Indeed, newsreader Natasha Kaplinsky was a 'union hack' in her day (to hack, in Oxford slang, is to engage in blatant careerism — hence Madeline's campaign slogan) as was former MP Ann Widdecombe and former Pakistan prime minister Benazir Bhutto. Louise Mensch, the Tory MP and blockbuster novelist, is a former Union Secretary.
Joke: Madeline said her manifesto was 'only meant to be a light-hearted satire'
'It's generally seen as a ticket for life,' says Madeline. 'Union hacks take it all terribly seriously, especially when elections come around. They think they are so important. They actually refer to themselves as BNOCs — Big Name On Campus. It's all so ceremonious and pompous.'
What makes Oxford Union elections unique is that apart from manifestos and official hustings, canvassing for votes is strictly against the rules.

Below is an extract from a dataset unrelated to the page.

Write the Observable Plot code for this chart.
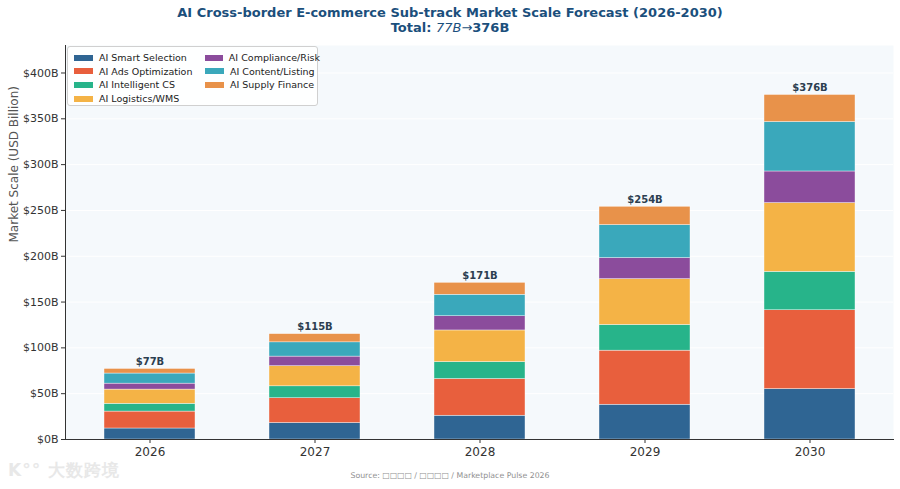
<!DOCTYPE html>
<html><head><meta charset="utf-8">
<script src="https://cdn.jsdelivr.net/npm/d3@7"></script>
<script src="https://cdn.jsdelivr.net/npm/@observablehq/plot@0.6"></script>
<style>
body{margin:0;background:#fff;font-family:"DejaVu Sans",sans-serif;}
#wrap{position:relative;width:900px;height:489px;overflow:hidden;}
#title{position:absolute;top:5px;left:0;width:900px;text-align:center;color:#1b4f7c;font-size:13px;font-weight:bold;line-height:15px;}
#title .it{font-style:italic;font-weight:normal;}
#chart{position:absolute;top:40px;left:0;}
#legend{position:absolute;left:67px;top:46px;width:251px;height:60px;background:rgba(255,255,255,0.9);border:1px solid #d0d0d0;border-radius:3px;box-sizing:border-box;padding:4px 0 0 6px;display:grid;grid-auto-flow:column;grid-template-rows:repeat(4,13.6px);grid-template-columns:131px 115px;font-size:9.5px;color:#222;}
#legend .it{display:flex;align-items:center;white-space:nowrap;}
#legend .sw{display:inline-block;width:19px;height:6px;margin-right:6px;}
#source{position:absolute;top:471px;left:0;width:900px;text-align:center;font-size:7.8px;color:#909090;}
#wm{position:absolute;top:459px;left:8px;font-size:17px;color:#e8e8e8;font-weight:bold;letter-spacing:1px;}
</style></head>
<body>
<div id="wrap">
  <div id="title">AI Cross-border E-commerce Sub-track Market Scale Forecast (2026-2030)<br>Total: <span class="it">77B→</span>376B</div>
  <div id="chart"></div>
  <div id="legend"></div>
  <div id="wm">K°° 大数跨境</div>
  <div id="source">Source: □□□□ / □□□□ / Marketplace Pulse 2026</div>
</div>
<script>
const years = ["2026", "2027", "2028", "2029", "2030"];
const series = ["AI Smart Selection", "AI Ads Optimization", "AI Intelligent CS", "AI Logistics/WMS", "AI Compliance/Risk", "AI Content/Listing", "AI Supply Finance"];
const colors = ["#2f6593", "#e85f3d", "#27b48a", "#f4b346", "#8b4c9c", "#3aa8bb", "#e8924a"];
const smartSelection = [12, 18, 26, 38, 55];
const adsOptimization = [18.5, 27, 40, 59, 86];
const intelligentCS = [8.5, 13, 18.5, 28, 42];
const logisticsWMS = [15.5, 22, 34.5, 50, 75];
const complianceRisk = [6.5, 10.5, 15.5, 23, 34.5];
const contentListing = [11, 15.5, 23.5, 36, 54];
const supplyFinance = [5, 9, 13, 20, 29.5];
const totals = [77, 115, 171, 254, 376];
const yTicks = [0, 50, 100, 150, 200, 250, 300, 350, 400];

const seriesValues = [smartSelection, adsOptimization, intelligentCS, logisticsWMS, complianceRisk, contentListing, supplyFinance];
const rows = [];
years.forEach((y, i) => series.forEach((s, j) => rows.push({year: y, series: s, value: seriesValues[j][i]})));
const totalRows = years.map((y, i) => ({year: y, total: totals[i]}));

const plot = Plot.plot({
  width: 900,
  height: 449,
  marginTop: 5,
  marginBottom: 50,
  marginLeft: 65,
  marginRight: 7,
  style: {fontFamily: "DejaVu Sans, sans-serif", fontSize: "11px", color: "#333", background: "transparent"},
  x: {domain: years, paddingInner: 0.45, paddingOuter: 0.225, label: null},
  y: {domain: [0, 430], label: null},
  color: {domain: series, range: colors},
  marks: [
    Plot.frame({fill: "#f5f9fc", stroke: null}),
    Plot.gridY(yTicks, {stroke: "#ffffff", strokeOpacity: 1, strokeWidth: 1}),
    Plot.barY(rows, {x: "year", y: "value", fill: "series", stroke: "#ffffff", strokeWidth: 0.4}),
    Plot.text(totalRows, {x: "year", y: "total", text: d => `$${d.total}B`, dy: -7, fontWeight: "bold", fontSize: 10, fill: "#2c3e50"}),
    Plot.axisY(yTicks, {tickFormat: d => `$${d}B`, tickSize: 4, tickPadding: 3, fontSize: 11, label: null}),
    Plot.axisX({tickSize: 4, tickPadding: 4, fontSize: 12, label: null}),
    Plot.frame({anchor: "left", stroke: "#333"}),
    Plot.frame({anchor: "bottom", stroke: "#333"}),
    Plot.text(["Market Scale (USD Billion)"], {frameAnchor: "left", dx: -51, rotate: -90, fontSize: 12, fill: "#555"})
  ]
});
document.getElementById("chart").appendChild(plot);

const lg = document.getElementById("legend");
series.forEach((s, j) => {
  const it = document.createElement("div");
  it.className = "it";
  it.innerHTML = `<span class="sw" style="background:${colors[j]}"></span>${s}`;
  lg.appendChild(it);
});
</script>
</body></html>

Candidates are meant to be elected on the basis of their debating skills, but in reality the elections amount to little more than a networking competition.
'To get to the top, you need a killer instinct,' says Madeline. 'I hate all that fawning and flirting over people in the college bar and then asking them to vote for you.'
Her last-minute decision to run for the post of Librarian, then, was apparently only ever intended to be a joke. And her slogan, she insists, was a proverbial two-fingered salute to the Union 'hacks' she has come to despise. 'It was like saying: “Don't vote for these ridiculous hacks. You might as well vote for me for having a great rack.” People have accused me of satirising my own sex, but it was the Oxford Union as an institution I was satirising.'
Stinging riposte: Madeline Grant, 19, wrote on her manifesto: 'I don't hack, I just have a great rack.'
She crafted her last-minute manifesto with the help of a male friend. 'He thought the “rack” joke hilarious,' she says. 'So did I, but I knew I probably wouldn't be allowed to keep it in and that it might offend.
'So I drew up a final version with the wording changed. It was absolutely my decision to change it.'
Unfortunately for Madeline, two anonymous comments published in Cherwell suggest her laughter wasn't shared by all. One unnamed source called her tactic 'deeply offensive', saying: 'It is deeply saddening to see women objectifying themselves in manifestos.'
Madeline questions why no one batted an eyelid when male rival Jack Sennett, from Lincoln College, drew attention to his good looks during a previous election campaign. He chose the slogan: 'I'm bringin' sexy Jack' — apparently a play on a Justin Timberlake lyric: 'I'm bringin' sexy back.'
In fact, she now wonders whether one of her opponents deliberately used her manifesto against her to sink her election hopes. As it was, when the ballot papers were counted at the end of last week, Madeline came a close second out of three candidates, winning 400 votes — around 50 less than the winning Librarian candidate from St Anne's College.
'I was very happy with that,' she says. 'I never expected to win.'
Madeline says that her father, 71-year-old retired civil engineer John Grant, has been 'incredibly understanding' and her mother, 57-year-old BBC journalist Sally Jones — who also went to Oxford — was also 'pretty relaxed' about the affair.
'Her attitude was that I'd made my own bed and I needed to sort it out,' she says.
There is little doubt that Madeline knows more than most the pressures on girls — even brainy ones — to look good from her days as a part-time model. She lost drastic amounts of weight as a teenager after being stopped by an agency scout and told to consider modelling as a career.
She recalls: 'I thought it was the best thing that had ever happened to me, even coming from an academic school like mine.
'In my year, there were lots of girls with eating problems. You have to be perfect at everything. You can't just be clever.'
Aged 16, she modelled for a couple of designers at London Fashion Week. But a year later, after her concerned mother had encouraged her to eat more, she was told her 9st frame was too large for modelling — despite being 5ft 11in tall.
But Madeline denies that, outside modelling, she has ever used her looks to her advantage. 'I went to a girls' school,' she says. 'At my college, St Hilda's, all my tutors are women. I certainly haven't got anywhere in life by winking and flicking my hair around.'
For now, Madeline is hoping to put the controversy of the past few days behind her and concentrate on her studies.
She may be adamant that she's 'done nothing wrong', but if the last few days have taught her anything, it is perhaps that using her brains is a safer option than drawing unnecessary attention to her looks.